Certain on pensé qu'il valait mieux offrir une qualité maximale en début d'enregistrement (Berliner), d'autre au contraire ont raisonné différemment et ont proposé un enregistrement commençant "par le centre" (gravure verticale de Pathé, disques pour le cinéma sonore de Gaumont). Ce dernier procédé a été rapidement abandonné, car l'enregistrement finissant sur le bord du disque, la résistance (le frottement du bras de lecture sur le disque) est maximum lorsque la puissance du moteur à ressort est minimum.
Peu à peu nous observons l'apparition de systèmes employant des vitesses d'enregistrements différentes.
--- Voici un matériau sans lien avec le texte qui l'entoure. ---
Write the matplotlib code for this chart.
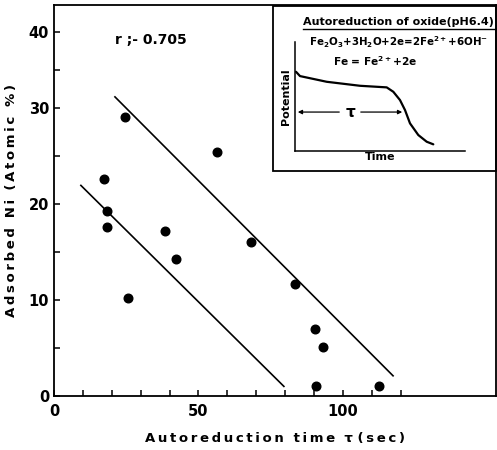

- Les cylindres Edison, Columbia, Lioret, Bettini, puis Pathé 'tournent" aux environs de 160 tours/minutes,
- Les disques Berliner Gramophone, puis Gramophone Concert et Odéon 'tournent" entre 65 et 80 tours (150 trs/mn pour les premiers disques en zinc),
- Les disques à gravure verticale Pathé, Aspir, Dutreih, tournent entre 90 et 120 tours/minutes suivant le modèle (17, 29, 35 et 50 cm de diamètre).
La vitesse de rotation d'un disque dépend, on le voit, du système adopté, mais également du réglage lors de l'enregistrement du disque.
En effet, I'heure de la normalisation n'avait pas encore sonnée, et à chaque séance d'enregistrement le technicien réglait ses machines de gravure en fonction de la durée du programme.
Il faudra attendre la création d'organismes "fédérateurs" à l'époque de l'adoption de l'enregistrement électrique pour que soit proposée la vitesse de 78 tours.
Afin de permettre une lecture convenable (vitesse de lecture identique à la vitesse d'enregistrement), certains disques de cette époque possèdent une courte plage, après l'enregistrement principale, sur laquelle est enregistré un "la" de référence qui permettait à l'auditeur de régler sa machine pour une écoute parfaite.
En fait, peu de disques possédaient cette plage de réglage et le mélomane averti de l'époque devait faire l'effort "d'essayer" son disque pour régler la vitesse du moteur avant de pourvoir en recueillir tout le plaisir attendu. Une certaine culture musicale était donc nécessaire afin de rechercher et d'obtenir la bonne tonalité d'origine.
Tel le musicien avec son instrument, I'auditeur devait accorder son phonographe! Reconnaissons que nos habitudes ont bien changées!
Ces variations peuvent paraître de peu d'importance, mais à y prêter attention, on s'aperçoit que de très faibles variations de vitesses suffisent à détériorer l'audition d'un programme. Les passionnés de haute fidélités se souviennent de l'influence de fluctuations de vitesse sur l'audition de certains instruments (orgue, piano, clavecin, etc...).
Ces variations de "hauteur du son" détériorent l'audition des enregistrements, et beaucoup de documents anciens peuvent paraître décevants alors que un bon ajustement de la vitesse suffit à leur rendre toutes leurs qualités.
Le domaine Iyrique est particulièrement délicat à aborder de ce point de vue.
Hormis le fait que nos "grandes voix" ne comblent pas toujours nos espérances, car certaines ont été fixées sur la cire à des âges bien tardifs (A. Patti, Melba, Maurel ...).
La plupart du temps, les mauvaises conditions de lecture sont la cause de ces auditions décevantes. Nous devons en conséquence être très attentif à cela lors de la lecture d'un enregistrement de cette époque lointaine.
Souvenons-nous enfin des errances de ces pionniers avant de porter un jugement par trop sévère sur ces précieux documents. Car peu à peu, ces enregistrements nous livrent leurs secrets; la magie opère et la curiosité peut parfois faire place à un réel enchantement.